La chiusura è affidata a “Troppo silenzio” una canzone che si ispira a Calderón de la Barca e anzi va oltre, dichiarando che la vita è il sogno di un sogno. Le strofe che aprono il brano sono cantate in dialetto sorsese, paese nel nord ovest della Sardegna dove è nato il padre di Fiori, e raccontano la richiesta di conforto alla nonna di un Alessandro bambino inquietato dagli incubi. I ritornelli sono cantati all’unisono con Dente mentre Iosonouncane dipinge una tempesta tardo romantica di sintetizzatori.

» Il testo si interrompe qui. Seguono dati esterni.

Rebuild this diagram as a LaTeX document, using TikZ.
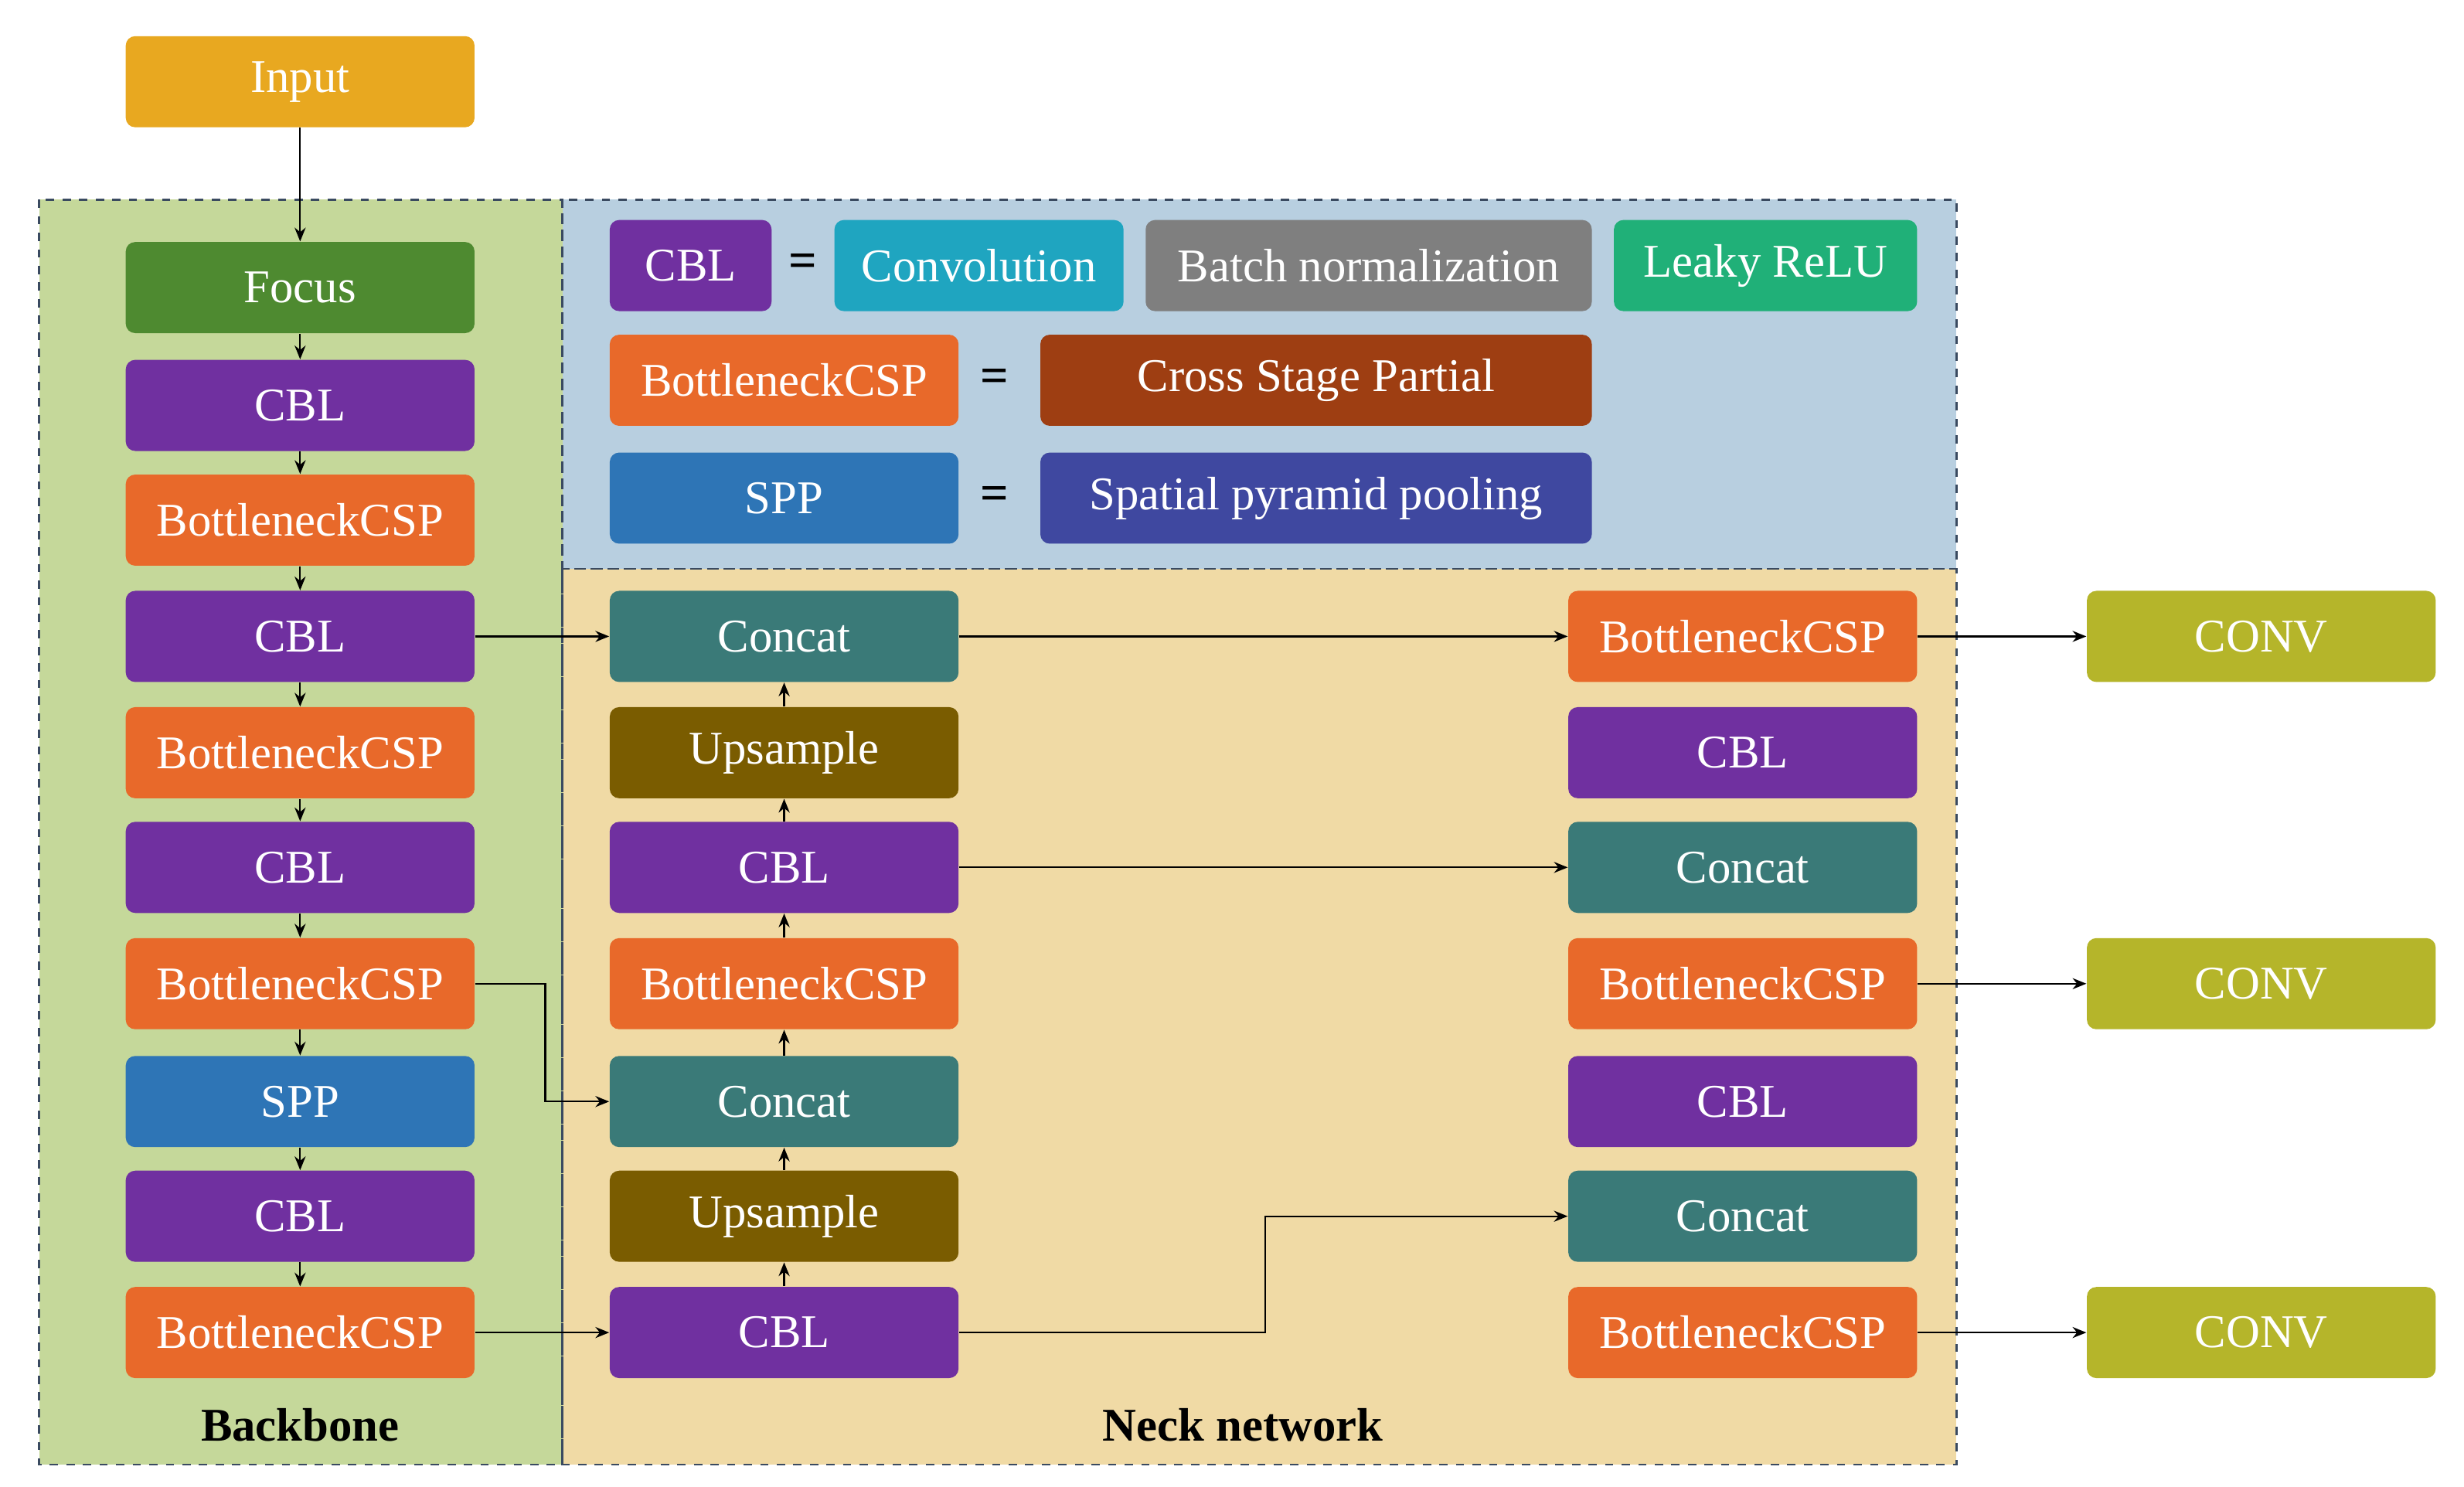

A 10 anni di distanza dall’esordio solista con “Attento a me stesso” e a 6 da “Plancton” Fiori si conferma un unicum nel panorama del cantautorato italiano, capace di tratteggiare visioni che sono solo sue e di regalarle in musica con la delicatezza di un moderno Gianni Rodari: perdersi nel bosco con lui è un onore e un piacere e questo disco non è, alla fine, nient’altro che la vita stessa. Che vale sempre la pena di essere vissuta, come ogni amore che vi si incontra, dal primo all’ultimo.